Aktor Jan Wieczorkowski sika w krzakach na Wiejskiej – donosi „Super Express”, która to informacja spowoduje zapewne ostrą reakcję PSL. Oto bowiem dalsze szczegóły zajścia: „Aktor chwiejnym krokiem udał się w stronę postoju taksówek. Bacznie rozejrzał się wokół siebie i szybkim krokiem poszedł na trawnik przy chodniku. Swoją potrzebę załatwił w najmniej odpowiednim miejscu – tuż przy pomniku Wincentego Witosa, nieopodal Sejmu”.
Nowy minister gospodarki morskiej Marek Grabarczyk o rządach swojego poprzednika reprezentującego LPR: „Z tego, co widać, w ministerstwie panował wielki bałagan. To wynikało z prostego faktu. Rządzili tu ludzie niezwiązani z morzem. Oni nie rozumieli tego tematu, bo zajmowali się nim tylko zza biurek. Dochodziło do tego, że chcieli wyznaczyć autostrady morskie bojkami!”.

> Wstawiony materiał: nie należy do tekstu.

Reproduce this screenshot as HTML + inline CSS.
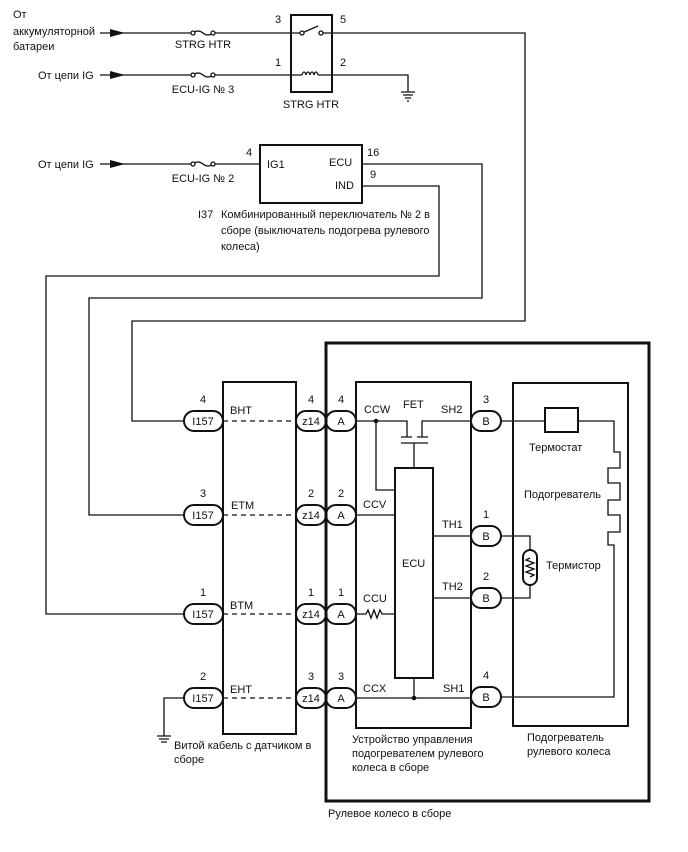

Tymczasem prezesem zarządu Elektrowni Szczytowo-Pompowej SA w Warszawie został Tomasz Koziński, działacz PiS, który dotychczas z elektrycznością kontakt miał jedynie wówczas, kiedy z niej korzystał. Na pytanie w tej drażliwej sprawie postawione przez „Gazetę Stołeczną” prezes odpowiedział spokojnie: „Jestem człowiekiem spoza tej branży, ale już to nadrobiłem”. Dorzucił jeszcze, nie całkiem à propos, przysłowie chińskie: „Mężczyzna jest tam, gdzie jego obowiązek”.
Przemysław Gosiewski pochwalił się niedawno w telewizji, że sroce spod ogona nie wypadł, a wręcz przeciwnie – może uchodzić za potomka Andrzeja Kmicica, tego z „Potopu”. Sam Kmicic jest wprawdzie postacią fikcyjną, lecz jak dowodzi wicepremier, jego pierwowzorem był niejaki Gosiewski, podobnie jak Sienkiewiczowski bohater, porywczy i skłonny do bijatyki.